Keon Coleman SZN loading?
Coleman has shown flashes of what he can do in a short sample size. The athleticism, big play, and touchdown abilities are there and have been on display despite limited opportunities, albeit some of them due to his own off-field tardiness. He’s put in another strong offseason, and is leaner, faster, and running a fuller route tree.
With Moore drawing the top corner in coverage and Shakir in the slot, Coleman could expose CB2s in single coverage, where he had his best tape coming out of college. In his third year as a pro, both he and his head coach, who stumped to draft him, will be measured by whether he takes the next step at the pro level for the Bills.
Is Josh Allen’s foot a concern?
The injury update on Allen’s foot is that there is no reason for concern, but any time a starting quarterback’s lower body shows up in a midweek report, it matters. Much of Allen’s elite play relies on the mechanics fix and a healthy plant foot as well as his ability to take off and extend plays.
Expect the staff to manage his reps through minicamp and into training camp while it heals up from his offseason procedure, and for Brady to look to continue to increase his line protection against the pass rush.
Is the offensive line resolved ahead of the season?
Dion Dawkins is set to return, the interior is fortified, and ESPN’s preseason board put this unit in the top five in the league.
Brady’s offense leans on play-action and on Allen’s ability to climb a clean pocket, so the margin for error in pass protection isn’t as it appears on the stat sheet.
As for the question of depth at swing tackle or center, they may look to younger players to help in the rotation or the post-June-1st market for answers.
Return of the deep ball?
Another looming question is whether the Bills have addressed their deep threat need, and if that will translate to the return of Allen’s epic long ball plays that his offense saw under Brian Daboll.
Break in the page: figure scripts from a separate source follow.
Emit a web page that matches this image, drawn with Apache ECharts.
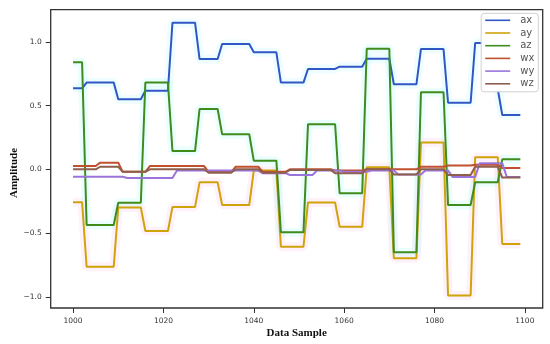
<!DOCTYPE html>
<html><head><meta charset="utf-8">
<script src="https://cdn.jsdelivr.net/npm/echarts@6/dist/echarts.min.js"></script>
<style>html,body{margin:0;padding:0;background:#fff}#c{width:550px;height:344px}</style>
</head><body><div id="c"></div>
<script>
const samples = [];
for (let s = 1000; s <= 1099; s++) samples.push(s);
const xTicks = [1000, 1020, 1040, 1060, 1080, 1100];
const yTicks = [-1.0, -0.5, 0.0, 0.5, 1.0];
const seriesNames = ['ax', 'ay', 'az', 'wx', 'wy', 'wz'];

const ax = [0.635,0.635,0.635,0.68,0.68,0.68,0.68,0.68,0.68,0.68,
0.55,0.55,0.55,0.55,0.55,0.55,0.617,0.617,0.617,0.617,
0.617,0.617,1.15,1.15,1.15,1.15,1.15,1.15,0.865,0.865,
0.865,0.865,0.865,0.983,0.983,0.983,0.983,0.983,0.983,0.983,
0.918,0.918,0.918,0.918,0.918,0.918,0.68,0.68,0.68,0.68,
0.68,0.68,0.787,0.787,0.787,0.787,0.787,0.787,0.787,0.805,
0.805,0.805,0.805,0.805,0.805,0.868,0.868,0.868,0.868,0.868,
0.868,0.667,0.667,0.667,0.667,0.667,0.667,0.943,0.943,0.943,
0.943,0.943,0.943,0.522,0.522,0.522,0.522,0.522,0.522,0.99,
0.99,0.99,0.99,0.99,0.63,0.426,0.426,0.426,0.426,0.426];
const ay = [-0.259,-0.259,-0.259,-0.764,-0.764,-0.764,-0.764,-0.764,-0.764,-0.764,
-0.30,-0.30,-0.30,-0.30,-0.30,-0.30,-0.484,-0.484,-0.484,-0.484,
-0.484,-0.484,-0.295,-0.295,-0.295,-0.295,-0.295,-0.295,-0.102,-0.102,
-0.102,-0.102,-0.102,-0.28,-0.28,-0.28,-0.28,-0.28,-0.28,-0.28,
-0.01,-0.01,-0.01,-0.01,-0.01,-0.01,-0.607,-0.607,-0.607,-0.607,
-0.607,-0.607,-0.26,-0.26,-0.26,-0.26,-0.26,-0.26,-0.26,-0.45,
-0.45,-0.45,-0.45,-0.45,-0.45,0.016,0.016,0.016,0.016,0.016,
0.016,-0.698,-0.698,-0.698,-0.698,-0.698,-0.698,0.21,0.21,0.21,
0.21,0.21,0.21,-0.99,-0.99,-0.99,-0.99,-0.99,-0.99,0.094,
0.094,0.094,0.094,0.094,0.094,-0.586,-0.586,-0.586,-0.586,-0.586];
const az = [0.839,0.839,0.839,-0.437,-0.437,-0.437,-0.437,-0.437,-0.437,-0.437,
-0.262,-0.262,-0.262,-0.262,-0.262,-0.262,0.68,0.68,0.68,0.68,
0.68,0.68,0.143,0.143,0.143,0.143,0.143,0.143,0.473,0.473,
0.473,0.473,0.473,0.275,0.275,0.275,0.275,0.275,0.275,0.275,
0.068,0.068,0.068,0.068,0.068,0.068,-0.494,-0.494,-0.494,-0.494,
-0.494,-0.494,0.353,0.353,0.353,0.353,0.353,0.353,0.353,-0.188,
-0.188,-0.188,-0.188,-0.188,-0.188,0.946,0.946,0.946,0.946,0.946,
0.946,-0.651,-0.651,-0.651,-0.651,-0.651,-0.651,0.604,0.604,0.604,
0.604,0.604,0.604,-0.28,-0.28,-0.28,-0.28,-0.28,-0.28,-0.102,
-0.102,-0.102,-0.102,-0.102,-0.102,0.078,0.078,0.078,0.078,0.078];
const wx = [0.026,0.026,0.026,0.026,0.026,0.026,0.052,0.052,0.052,0.052,
0.052,-0.02,-0.02,-0.02,-0.02,-0.02,-0.02,0.025,0.025,0.025,
0.025,0.025,0.025,0.025,0.025,0.025,0.025,0.025,0.025,0.025,
-0.02,-0.02,-0.02,-0.02,-0.02,-0.02,0.02,0.02,0.02,0.02,
0.02,0.02,-0.02,-0.02,-0.02,-0.02,-0.02,-0.02,0.0,0.0,
0.0,0.0,0.0,0.0,0.0,0.0,0.0,0.0,-0.01,-0.01,
-0.01,-0.01,-0.01,-0.01,-0.01,0.0,0.0,0.0,0.0,0.0,
0.0,0.0,0.0,0.0,0.0,0.0,0.0,0.02,0.02,0.02,
0.02,0.02,0.02,0.03,0.03,0.03,0.03,0.03,0.03,0.035,
0.035,0.035,0.035,0.035,0.035,0.01,0.01,0.01,0.01,0.01];
const wy = [-0.058,-0.058,-0.058,-0.058,-0.058,-0.058,-0.058,-0.058,-0.058,-0.058,
-0.058,-0.058,-0.068,-0.068,-0.068,-0.068,-0.068,-0.068,-0.068,-0.068,
-0.068,-0.068,-0.068,-0.01,-0.01,-0.01,-0.01,-0.01,-0.01,-0.01,
-0.01,-0.01,-0.01,-0.01,-0.01,-0.01,-0.01,-0.01,-0.01,-0.01,
-0.01,-0.01,-0.03,-0.03,-0.03,-0.03,-0.03,-0.03,-0.045,-0.045,
-0.045,-0.045,-0.045,-0.045,-0.01,-0.01,-0.01,-0.01,-0.01,-0.01,
-0.02,-0.02,-0.02,-0.02,-0.02,-0.02,-0.01,-0.01,-0.01,-0.01,
-0.01,-0.01,-0.04,-0.04,-0.04,-0.04,-0.04,-0.04,-0.01,-0.01,
-0.01,-0.01,-0.01,-0.01,-0.06,-0.06,-0.06,-0.06,-0.06,-0.06,0.047,
0.047,0.047,0.047,0.047,0.047,-0.06,-0.06,-0.06,-0.06,-0.06];
const wz = [0.0,0.0,0.0,0.0,0.0,0.0,0.02,0.02,0.02,0.02,
0.02,-0.02,-0.02,-0.02,-0.02,-0.02,-0.02,0.0,0.0,0.0,
0.0,0.0,0.0,0.0,0.0,0.0,0.0,0.0,0.0,0.0,
-0.027,-0.027,-0.027,-0.027,-0.027,-0.027,0.0,0.0,0.0,0.0,
0.0,0.0,-0.027,-0.027,-0.027,-0.027,-0.027,-0.027,-0.005,-0.005,
-0.005,-0.005,-0.005,-0.005,-0.005,-0.005,-0.005,-0.005,-0.03,-0.03,
-0.03,-0.03,-0.03,-0.03,-0.03,0.0,0.0,0.0,0.0,0.0,
0.0,-0.04,-0.04,-0.04,-0.04,-0.04,-0.04,0.0,0.0,0.0,
0.0,0.0,0.0,-0.045,-0.045,-0.045,-0.045,-0.045,-0.045,0.02,
0.02,0.02,0.02,0.02,0.02,-0.065,-0.065,-0.065,-0.065,-0.065];

const colors = ['#3157c4', '#cfa40a', '#3f8c1c', '#c0502e', '#9a74dc', '#8e5f4c'];
const glowColors = ['rgba(150,240,255,0.16)', 'rgba(255,170,220,0.16)', 'rgba(150,250,250,0.2)', null, null, null];
const values = [ax, ay, az, wx, wy, wz];

const chart = echarts.init(document.getElementById('c'), null, {renderer: 'canvas'});
const series = [];
seriesNames.forEach((n, k) => {
  if (glowColors[k]) series.push({
    name: n + '_glow', type: 'line', showSymbol: false, symbol: 'none', silent: true,
    data: samples.map((s, i) => [s, values[k][i]]),
    lineStyle: {color: glowColors[k], width: 9},
    z: 1, animation: false
  });
});
seriesNames.forEach((n, k) => series.push({
  name: n, type: 'line', showSymbol: false, symbol: 'none',
  data: samples.map((s, i) => [s, values[k][i]]),
  lineStyle: {color: colors[k], width: 2},
  itemStyle: {color: colors[k]},
  z: 2, animation: false
}));

chart.setOption({
  animation: false,
  grid: {left: 50.7, right: 7.3, top: 9.7, bottom: 36, show: true, borderColor: '#333', borderWidth: 1.3, backgroundColor: 'transparent'},
  xAxis: {
    type: 'value', min: 995.05, max: 1103.95,
    axisLine: {show: false, onZero: false},
    splitLine: {show: false},
    axisTick: {show: true, length: 5, customValues: xTicks, lineStyle: {color: '#333', width: 1}},
    axisLabel: {customValues: xTicks, margin: 9, fontSize: 7.5, color: '#333', fontFamily: 'DejaVu Sans',
      formatter: v => String(v)}
  },
  yAxis: {
    type: 'value', min: -1.088, max: 1.252,
    axisLine: {show: false, onZero: false},
    splitLine: {show: false},
    axisTick: {show: true, length: 5, customValues: yTicks, lineStyle: {color: '#333', width: 1}},
    axisLabel: {customValues: yTicks, margin: 9, fontSize: 7.5, color: '#333', fontFamily: 'DejaVu Sans',
      formatter: v => (v < 0 ? '\u2212' : '') + Math.abs(v).toFixed(1)}
  },
  legend: {
    orient: 'vertical', right: 11.7, top: 13.3,
    data: seriesNames.map((n, k) => ({name: n, itemStyle: {color: colors[k]}})),
    icon: 'rect', itemWidth: 25, itemHeight: 1.6, itemGap: 2.7,
    padding: [2, 4, 3, 4],
    backgroundColor: '#fff', borderColor: '#d0d0d0', borderWidth: 1, borderRadius: 3,
    textStyle: {fontSize: 10, lineHeight: 10, color: '#555', fontFamily: 'DejaVu Sans', padding: [0, 0, 0, 5]}
  },
  graphic: [
    {type: 'text', style: {text: 'Data Sample', font: 'bold 11px "Liberation Serif"', fill: '#111', x: 296.7, y: 333, align: 'center', verticalAlign: 'middle'}},
    {type: 'text', rotation: Math.PI / 2, x: 14, y: 173, style: {text: 'Amplitude', font: 'bold 11px "Liberation Serif"', fill: '#111', align: 'center', verticalAlign: 'middle'}}
  ],
  series: series
});
</script></body></html>
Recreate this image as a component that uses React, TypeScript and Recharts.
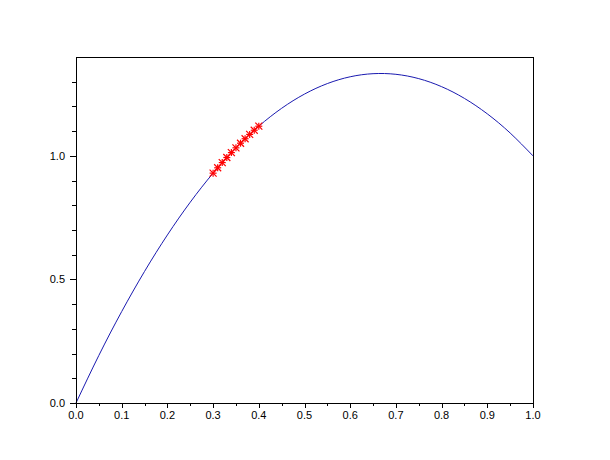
import { ComposedChart, Line, Scatter, XAxis, YAxis, ReferenceLine } from 'recharts'

// curve
const CURVE_X = [0, 0.05, 0.1, 0.15, 0.2, 0.25, 0.3, 0.35, 0.4, 0.45, 0.5, 0.55, 0.6, 0.65, 0.7, 0.75, 0.8, 0.85, 0.9, 0.95, 1.0]
const CURVE_Y = [0, 0.1925, 0.37, 0.5325, 0.68, 0.8125, 0.93, 1.0325, 1.12, 1.1925, 1.25, 1.2925, 1.32, 1.3325, 1.33, 1.3125, 1.28, 1.2325, 1.17, 1.0925, 1.0]

// red star markers
const MARK_X = [0.3, 0.31, 0.32, 0.33, 0.34, 0.35, 0.36, 0.37, 0.38, 0.39, 0.4]
const MARK_Y = [0.93, 0.9517, 0.9728, 0.9933, 1.0132, 1.0325, 1.0512, 1.0693, 1.0868, 1.1037, 1.12]

const X_TICKS = [0, 0.05, 0.1, 0.15, 0.2, 0.25, 0.3, 0.35, 0.4, 0.45, 0.5, 0.55, 0.6, 0.65, 0.7, 0.75, 0.8, 0.85, 0.9, 0.95, 1.0]
const Y_TICKS = [0, 0.1, 0.2, 0.3, 0.4, 0.5, 0.6, 0.7, 0.8, 0.9, 1.0, 1.1, 1.2, 1.3]
const Y_LABELS = [0, 0.5, 1.0]

const curve = CURVE_X.map((x, i) => ({ x, y: CURVE_Y[i] }))
const marks = MARK_X.map((x, i) => ({ x, y: MARK_Y[i] }))

const FONT = 'Liberation Sans, Arial, sans-serif'

const isMajorX = (v: number) => Math.abs(v * 10 - Math.round(v * 10)) < 1e-6

function XTick({ x, y, payload }: any) {
  const v = payload.value
  const major = isMajorX(v)
  const px = Math.round(x) + 0.5
  return (
    <g>
      <line x1={px} x2={px} y1={y} y2={y + (major ? 5 : 3)} stroke="#000" />
      {major && (
        <text x={x} y={y + 16} textAnchor="middle" fontSize={11} fontFamily={FONT} fill="#000">
          {v.toFixed(1)}
        </text>
      )}
    </g>
  )
}

function YTick({ x, y, payload }: any) {
  const v = payload.value
  const major = Y_LABELS.some(l => Math.abs(l - v) < 1e-6)
  const py = Math.round(y) + 0.5
  return (
    <g>
      <line x1={x - (major ? 6 : 4)} x2={x} y1={py} y2={py} stroke="#000" />
      {major && (
        <text x={x - 11} y={y + 4} textAnchor="end" fontSize={11} fontFamily={FONT} fill="#000">
          {v.toFixed(1)}
        </text>
      )}
    </g>
  )
}

function Star({ cx, cy }: any) {
  const r = 3.5
  return (
    <g stroke="#ff0000" strokeWidth={1.2}>
      <line x1={cx - r} x2={cx + r} y1={cy} y2={cy} />
      <line x1={cx} x2={cx} y1={cy - r} y2={cy + r} />
      <line x1={cx - r} x2={cx + r} y1={cy - r} y2={cy + r} />
      <line x1={cx - r} x2={cx + r} y1={cy + r} y2={cy - r} />
    </g>
  )
}

export default function App() {
  return (
    <div style={{ background: '#fff', width: 602, height: 452 }}>
      <ComposedChart width={602} height={452} margin={{ top: 49, right: 77, bottom: 27, left: 28 }}>
        <XAxis
          type="number"
          dataKey="x"
          domain={[0, 1]}
          ticks={X_TICKS}
          interval={0}
          tickSize={0}
          tickMargin={0}
          tickLine={false}
          tick={<XTick />}
          axisLine={{ stroke: '#000', shapeRendering: 'crispEdges' }}
          height={30}
        />
        <YAxis
          type="number"
          dataKey="y"
          domain={[0, 1.4]}
          ticks={Y_TICKS}
          interval={0}
          tickSize={0}
          tickMargin={0}
          tickLine={false}
          tick={<YTick />}
          axisLine={{ stroke: '#000', shapeRendering: 'crispEdges' }}
          width={40}
        />
        <ReferenceLine y={1.4} stroke="#000" shapeRendering="crispEdges" />
        <ReferenceLine x={1} stroke="#000" shapeRendering="crispEdges" />
        <Line
          data={curve}
          dataKey="y"
          type="natural"
          stroke="#1a1ab0"
          strokeWidth={1}
          dot={false}
          activeDot={false}
          isAnimationActive={false}
        />
        <Scatter data={marks} dataKey="y" shape={<Star />} isAnimationActive={false} />
      </ComposedChart>
    </div>
  )
}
Brady’s play-sheet last year leaned heavily on intermediate concepts and YAC-after-catch via Shakir and Cook. With a true vertical threat in Moore joining the group, it gives them a versatile deep threat while allowing more opportunity for Coleman’s contested-catch radius to grow. Bell adds speed and athleticism to take the top off a zone.
We may see one of the most complete offensive units Allen has played with, and the return of the strongest deep pass in football.